La Stampa, 23 dicembre 2021
Per la transizione verde serve il carbone
Dopo un balzo all’insù nell’ordine del 50 per cento del prezzo del gas nell’ultimo anno, si stanno riaprendo le vecchie centrali a carbone (in Italia quelle di La Spezia e di Monfalcone, come ha scritto La Stampa ieri). Anche il prezzo internazionale del petrolio sta vivendo una fase generale di aumenti, soprattutto in un’Europa condizionata da rapporti politici tesi con la Russia, un fornitore difficilmente sostituibile. Con tanti saluti al Green Deal, agli impegni, tanto solenni quanto vaghi nelle parti tecniche, adottati al recentissimo COP26 di Glasgow, al generale buonismo del “verde è bello e anche facile”. In realtà il verde è sicuramente bello, altrettanto sicuramente indispensabile ma se ne sono tranquillamente sottovalutate le difficoltà. Gli europei – ma anche in larga misura gli asiatici – stanno prendendo queste decisioni cattive per tre motivi distinti: perché in questo mondo del riscaldamento globale abbiamo un inverno relativamente freddo, perché alcuni paesi produttori di gas hanno minacciato di ridurre le forniture di questo combustibile relativamente poco inquinante, e soprattutto perché non si può aumentare il pil e dare il via a una solida ripresa economica senza aumentare il consumo di energia.
Tutto questo porta a una conclusione paradossale: è quasi certamente impossibile pulire il mondo senza passare attraverso una fase iniziale di aumento dell’utilizzo di energia sporca. Forse al COP26 non se ne sono accorti perché troppo abituati a fare i conti in termini economici – ossia in termini di pil – e non in termini energetici. Adottiamo questo secondo metodo e immaginiamo, con un briciolo di semplificazione, che il fabbisogno energetico mondiale sia pari a 100 e che attualmente vi si provveda per intero mediante energia sporca, ossia carbone, petrolio, legname e quant’altro. La conversione delle centrali elettriche da sporche a pulite è un lavoro complicato che richiede investimenti costosi e gli investimenti richiedono energia. La stessa cosa vale anche per il fabbisogno complessivo di energia che deve crescere se vogliamo davvero togliere dalla povertà quel 30-40 per cento di esseri umani che ancora vivono nell’indigenza (e il cui numero sta aumentando per colpa della pandemia). Questo nuovo fabbisogno di energia non potrà inizialmente essere soddisfatto senza un aumento dell’uso delle energie tradizionali: il passaggio a un mondo a energia verde richiede una fase iniziale in cui sarà necessario usare una maggiore quantità di energia sporca così come gli investimenti di ogni tipo hanno bisogno di una fase iniziale nella quale si sostengono i costi dei nuovi impianti.
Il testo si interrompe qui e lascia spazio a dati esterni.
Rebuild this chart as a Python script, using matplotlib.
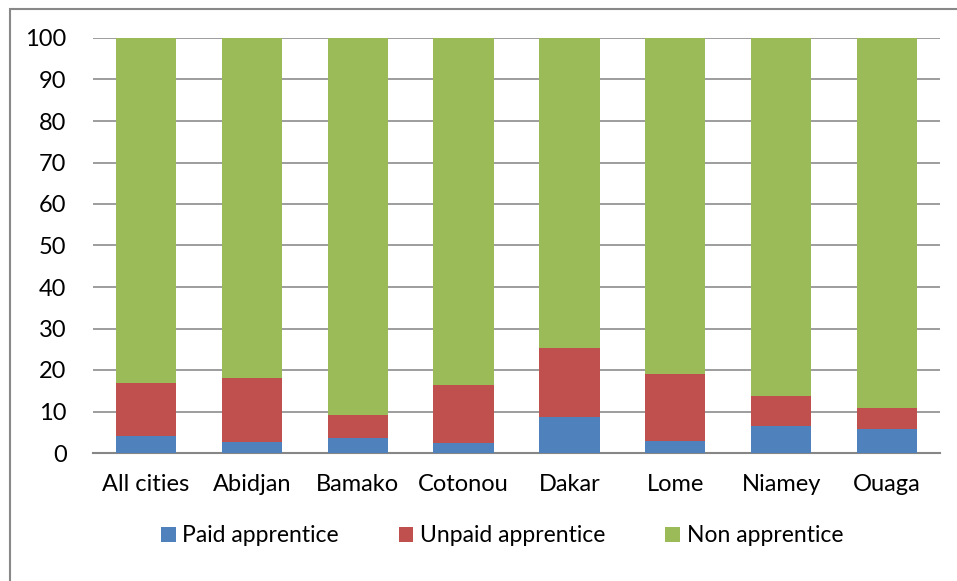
import matplotlib.pyplot as plt
from matplotlib.patches import Rectangle

plt.rcParams['font.family'] = ['Lato', 'DejaVu Sans']

cities = ['All cities', 'Abidjan', 'Bamako', 'Cotonou', 'Dakar', 'Lome', 'Niamey', 'Ouaga']
paid = [4.0, 2.7, 3.5, 2.5, 8.7, 3.0, 6.5, 5.8]
unpaid_top = [16.9, 18.0, 9.1, 16.4, 25.3, 19.0, 13.7, 10.9]
unpaid = [t - p for t, p in zip(unpaid_top, paid)]
non_app = [100 - t for t in unpaid_top]

fig = plt.figure(figsize=(9.57, 5.81), dpi=100)
ax = fig.add_axes([93 / 957, 1 - 453 / 581, (940 - 93) / 957, (453 - 38) / 581])

# outer chart border (only left/top visible in the original crop)
fig.patches.append(Rectangle((10 / 957, -0.1), 1.2, 1 - 9 / 581 + 0.1,
                             transform=fig.transFigure, fill=False,
                             edgecolor='#888888', linewidth=1.5))

x = range(len(cities))
w = 0.57
ax.bar(x, paid, w, color='#4F81BD', label='Paid apprentice', zorder=3)
ax.bar(x, unpaid, w, bottom=paid, color='#C0504D', label='Unpaid apprentice', zorder=3)
ax.bar(x, non_app, w, bottom=unpaid_top, color='#9BBB59', label='Non apprentice', zorder=3)

ax.set_xlim(-0.5, len(cities) - 0.5)
ax.set_ylim(0, 100)
ax.set_yticks(range(0, 101, 10))
ax.set_xticks(list(x))
ax.set_xticklabels(cities)
ax.grid(axis='y', color='#8c8c8c', linewidth=1.2, zorder=0)
for s in ['top', 'right', 'left']:
    ax.spines[s].set_visible(False)
ax.spines['bottom'].set_color('#868686')
ax.spines['bottom'].set_linewidth(1.5)
ax.tick_params(axis='both', length=0, labelsize=17)
ax.tick_params(axis='x', pad=15)
ax.tick_params(axis='y', pad=19)

ax.legend(loc='center', bbox_to_anchor=(0.483, -(536 - 453) / 415), ncol=3, frameon=False,
          fontsize=16.5, handlelength=0.65, handleheight=0.65, handletextpad=0.3,
          columnspacing=2.6)

fig.savefig('out.png', dpi=100)
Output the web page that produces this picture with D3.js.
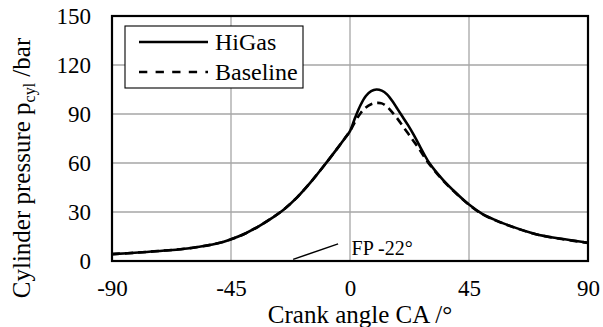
<!DOCTYPE html>
<html><head><meta charset="utf-8">
<script src="https://cdn.jsdelivr.net/npm/d3@7"></script>
<style>
html,body{margin:0;padding:0;background:#fff;}
svg{display:block;font-family:"Liberation Serif","Times New Roman",serif;}
</style></head>
<body>
<svg id="chart" width="603" height="327"></svg>
<script>
// ---- data ----
const caHiGas = [-90,-80,-70,-60,-50,-45,-40,-35,-30,-25,-20,-15,-10,-5,-2,0,2,4,6,8,10,12,14,16,18,20,22,24,26,28,30,35,40,45,50,55,60,70,80,90];
const pHiGas  = [4.2,5.2,6.4,8.0,10.8,13.3,16.5,20.8,25.8,31.6,39,48,58,68.5,75,79.5,88,95.5,101,104,105,104.3,102,98,93,88,83,77.5,71.5,65.5,60,50,41.8,34.6,28.9,25,21.8,16.6,13.6,11.2];
const caBase  = [-90,-80,-70,-60,-50,-45,-40,-35,-30,-25,-20,-15,-10,-5,-2,0,2,4,6,8,10,12,14,16,18,20,22,24,26,28,30,35,40,45,50,55,60,70,80,90];
const pBase   = [4.2,5.2,6.4,8.0,10.8,13.3,16.5,20.8,25.8,31.6,39,48,58,68.5,75,79.5,85.5,90.5,94,96,96.8,96.5,94.5,91,87,82.5,78,73.5,69,64,59.3,49.6,41.6,34.4,28.7,24.9,21.7,16.5,13.5,11.1];
const seriesNames = ["HiGas","Baseline"];
const xTicks = [-90,-45,0,45,90];
const yTicks = [0,30,60,90,120,150];
const fpLineCA = [-21.5,-4.5];
const fpLineP  = [1.0,10.5];
const fpLabel = "FP -22°";
const fpLabelPos = [0.6,3.7];
const xTitle = "Crank angle CA /°";

// ---- layout ----
const svg = d3.select("#chart");
const L = 112, R = 588, T = 16, B = 261;
const x = d3.scaleLinear().domain([-90,90]).range([L,R]);
const y = d3.scaleLinear().domain([0,150]).range([B,T]);

// grid
const g = svg.append("g");
g.selectAll("line.gx").data(xTicks.slice(1,-1)).enter().append("line")
  .attr("x1",d=>x(d)).attr("x2",d=>x(d)).attr("y1",T).attr("y2",B)
  .attr("stroke","#a6a6a6").attr("stroke-width",1.3);
g.selectAll("line.gy").data(yTicks.slice(1,-1)).enter().append("line")
  .attr("y1",d=>y(d)).attr("y2",d=>y(d)).attr("x1",L).attr("x2",R)
  .attr("stroke","#a6a6a6").attr("stroke-width",1.3);

// axes (labels only)
const ya = svg.append("g").attr("transform",`translate(${L},0)`)
  .call(d3.axisLeft(y).tickValues(yTicks).tickSize(0).tickPadding(21).tickFormat(d=>String(d)));
const xa = svg.append("g").attr("transform",`translate(0,${B})`)
  .call(d3.axisBottom(x).tickValues(xTicks).tickSize(0).tickPadding(18.5).tickFormat(d=>String(d)));
[ya,xa].forEach(a=>{
  a.select(".domain").remove();
  a.selectAll("text").attr("font-family","Liberation Serif").attr("font-size",23).attr("fill","#000");
});

// curves
const lineGen = d3.line().x(d=>x(d[0])).y(d=>y(d[1])).curve(d3.curveCatmullRom.alpha(0.5));
const hiData = caHiGas.map((c,i)=>[c,pHiGas[i]]);
const baseData = caBase.map((c,i)=>[c,pBase[i]]);
svg.append("clipPath").attr("id","clp").append("rect")
  .attr("x",L).attr("y",T).attr("width",R-L).attr("height",B-T);
svg.append("path").datum(hiData).attr("d",lineGen).attr("fill","none")
  .attr("stroke","#000").attr("stroke-width",2.6).attr("clip-path","url(#clp)");
svg.append("path").datum(baseData).attr("d",lineGen).attr("fill","none")
  .attr("stroke","#000").attr("stroke-width",2.6).attr("stroke-dasharray","8,5").attr("clip-path","url(#clp)");

// FP annotation
svg.append("line")
  .attr("x1",x(fpLineCA[0])).attr("y1",y(fpLineP[0]))
  .attr("x2",x(fpLineCA[1])).attr("y2",y(fpLineP[1]))
  .attr("stroke","#000").attr("stroke-width",1.5);
svg.append("text").attr("x",x(fpLabelPos[0])).attr("y",y(fpLabelPos[1]))
  .attr("font-size",20).text(fpLabel);

// frame
svg.append("rect").attr("x",L).attr("y",T).attr("width",R-L).attr("height",B-T)
  .attr("fill","none").attr("stroke","#000").attr("stroke-width",2.2);

// legend
const lg = svg.append("g");
lg.append("rect").attr("x",125).attr("y",26).attr("width",178).attr("height",62)
  .attr("fill","#fff").attr("stroke","#000").attr("stroke-width",1.1);
const legY = [42,72];
seriesNames.forEach((n,i)=>{
  lg.append("line").attr("x1",139).attr("x2",208).attr("y1",legY[i]).attr("y2",legY[i])
    .attr("stroke","#000").attr("stroke-width",2.4)
    .attr("stroke-dasharray", i===1 ? "8.3,8.3" : null);
  lg.append("text").attr("x",215).attr("y",legY[i]+8).attr("font-size",24).text(n);
});

// axis titles
svg.append("text").attr("x",360).attr("y",323).attr("text-anchor","middle")
  .attr("font-size",25).text(xTitle);
const yt = svg.append("text").attr("transform","translate(30,168) rotate(-90)")
  .attr("text-anchor","middle").attr("font-size",25);
yt.append("tspan").text("Cylinder pressure p");
yt.append("tspan").attr("font-size",16).attr("dy",5).text("cyl");
yt.append("tspan").attr("dy",-5).text(" /bar");
</script>
</body></html>
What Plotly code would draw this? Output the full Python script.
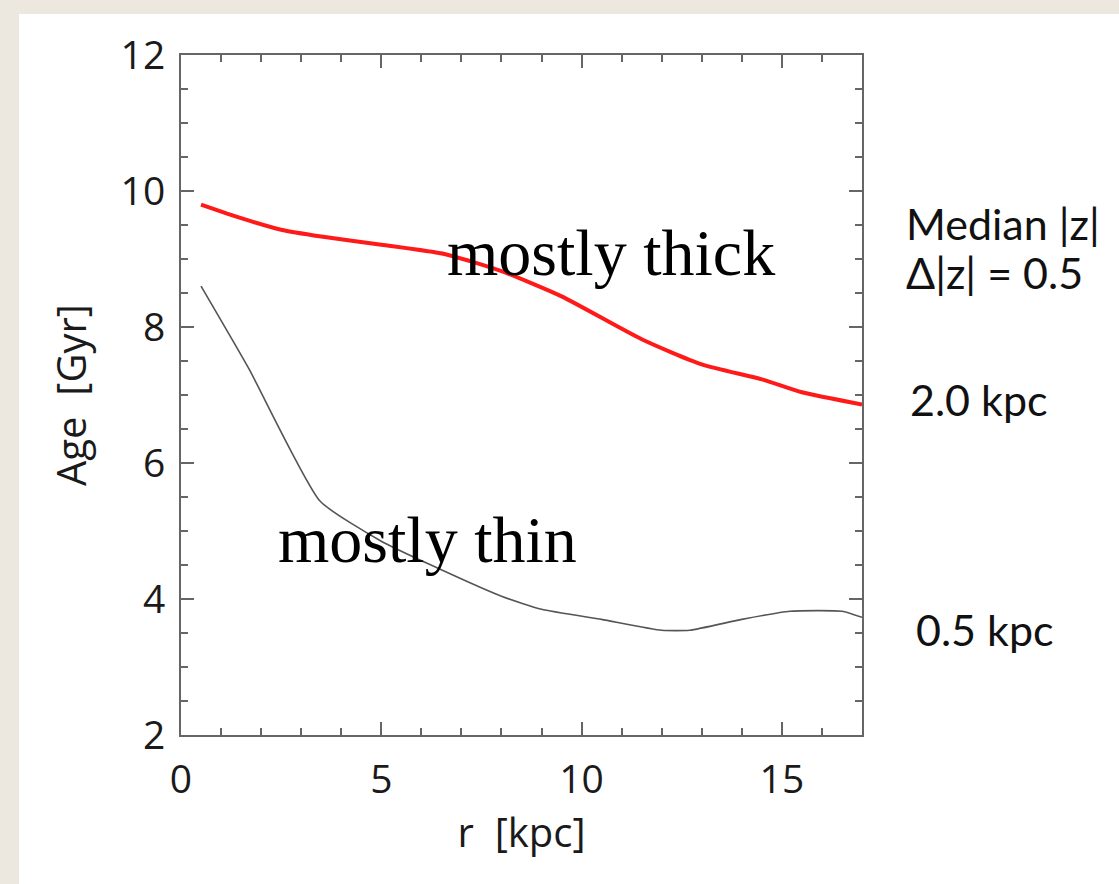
import plotly.graph_objects as go

# Median stellar age vs galactocentric radius, two height slices
r_thick = [0.5, 1.5, 2.5, 3.5, 5.0, 6.6, 8.0, 9.5, 11.5, 13.0, 14.5, 15.5, 17.0]
age_thick = [9.80, 9.60, 9.43, 9.33, 9.21, 9.07, 8.82, 8.45, 7.82, 7.45, 7.23, 7.04, 6.86]

r_thin = [0.5, 1.7, 3.47, 5.0, 6.2, 8.0, 9.0, 10.5, 12.0, 12.7, 14.0, 15.2, 16.5, 17.0]
age_thin = [8.60, 7.38, 5.44, 4.85, 4.51, 4.04, 3.85, 3.70, 3.54, 3.54, 3.70, 3.82, 3.82, 3.73]

x_range = [0, 17]
y_range = [2, 12]
x_ticks = [0, 5, 10, 15]
y_ticks = [2, 4, 6, 8, 10, 12]

fig = go.Figure()
fig.add_trace(go.Scatter(x=r_thick, y=age_thick, mode="lines",
                         line=dict(color="#ff1a1a", width=4, shape="spline", smoothing=0.6),
                         showlegend=False))
fig.add_trace(go.Scatter(x=r_thin, y=age_thin, mode="lines",
                         line=dict(color="#555555", width=1.6, shape="spline", smoothing=0.5),
                         showlegend=False))

label_font = dict(family="Open Sans", size=40, color="#1a1a1a")
axis_common = dict(
    showgrid=False, zeroline=False, showline=True, linecolor="#666666", linewidth=2,
    mirror="ticks", ticks="inside", ticklen=13, tickwidth=2, tickcolor="#666666",
    tickfont=dict(family="Open Sans", size=39, color="#1a1a1a"),
)

fig.update_xaxes(range=x_range, tickvals=x_ticks, ticktext=[str(v) for v in x_ticks],
                 minor=dict(ticks="inside", ticklen=7, dtick=1, tickwidth=2, tickcolor="#666666",
                            showgrid=False),
                 ticklabelstandoff=9,
                 title=dict(text="r  [kpc]", font=label_font, standoff=14),
                 **axis_common)
fig.update_yaxes(range=y_range, tickvals=y_ticks, ticktext=[str(v) for v in y_ticks],
                 minor=dict(ticks="inside", ticklen=7, dtick=0.5, tickwidth=2, tickcolor="#666666",
                            showgrid=False),
                 ticklabelstandoff=6,
                 title=dict(text="Age  [Gyr]", font=label_font, standoff=22),
                 **axis_common)

# beige border strips along the top and left of the page
fig.add_shape(type="rect", xref="paper", yref="paper",
              x0=-181 / 681, x1=(19 - 181) / 681, y0=-0.3, y1=1.2,
              fillcolor="#ece8e0", line=dict(width=0), layer="below")
fig.add_shape(type="rect", xref="paper", yref="paper",
              x0=-0.3, x1=1.5, y0=(735.5 - 14) / 680.5, y1=1.2,
              fillcolor="#ece8e0", line=dict(width=0), layer="below")

serif = dict(family="Liberation Serif", size=66, color="black")
fig.add_annotation(x=6.6, y=9.1, text="mostly thick", showarrow=False,
                   xanchor="left", yanchor="middle", font=serif)
fig.add_annotation(x=2.37, y=4.87, text="mostly thin", showarrow=False,
                   xanchor="left", yanchor="middle", font=serif)

side = dict(family="Lato", size=43, color="#111111")
fig.add_annotation(xref="paper", x=(904 - 181) / 681, y=9.52, text="Median |z|",
                   showarrow=False, xanchor="left", yanchor="middle", font=side)
fig.add_annotation(xref="paper", x=(904 - 181) / 681, y=8.80, text="Δ|z| = 0.5",
                   showarrow=False, xanchor="left", yanchor="middle", font=side)
fig.add_annotation(xref="paper", x=(908 - 181) / 681, y=6.93, text="2.0 kpc",
                   showarrow=False, xanchor="left", yanchor="middle", font=side)
fig.add_annotation(xref="paper", x=(914 - 181) / 681, y=3.55, text="0.5 kpc",
                   showarrow=False, xanchor="left", yanchor="middle", font=side)

fig.update_layout(
    width=1119, height=884,
    margin=dict(l=181, r=257, t=55, b=148.5),
    paper_bgcolor="white", plot_bgcolor="white",
)

fig.write_html("out.html")
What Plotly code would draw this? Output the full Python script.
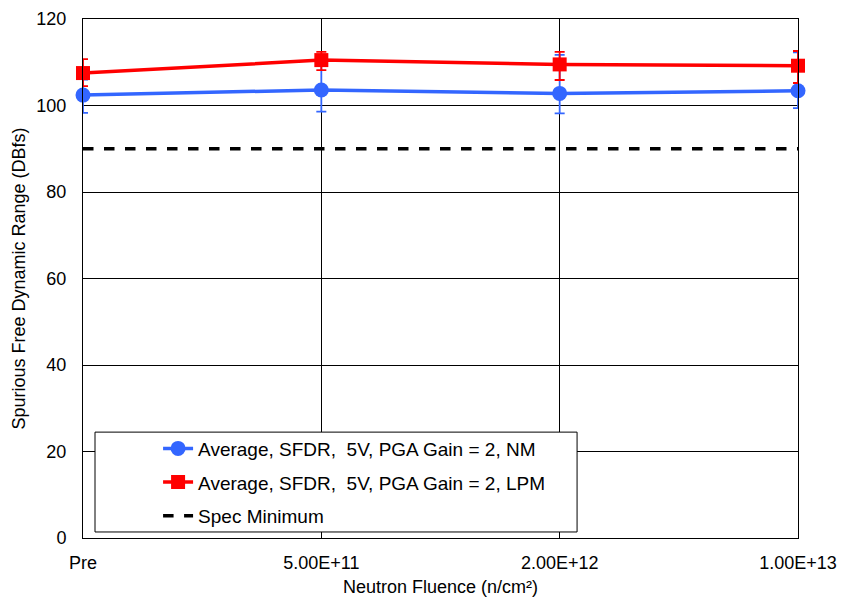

Senza questa fase i maggiori ricavi e i maggiori profitti restano sulla carta. Di qui non si scappa, a meno di tagliare le consegne di energia alle imprese e alle famiglie, imponendo una sorta di astinenza energetica, a cominciare dalla riduzione del livello di riscaldamento delle abitazioni proprio in un inverno un po’ più freddo del solito. Questa fase iniziale di uso accentuato delle energie tradizionali è indispensabile ma non sufficiente: bisogna, infatti, che l’energia sporca venga utilizzata bene, ossia – per quanto possibile – per dare subito il via a alternative pulite, come l’eolico e le maree, sempre che non abbiano altre controindicazioni. In caso contrario, non potremmo non dare ragione a Greta Thunberg e concludere che i nostri sono solo dei bla bla bla.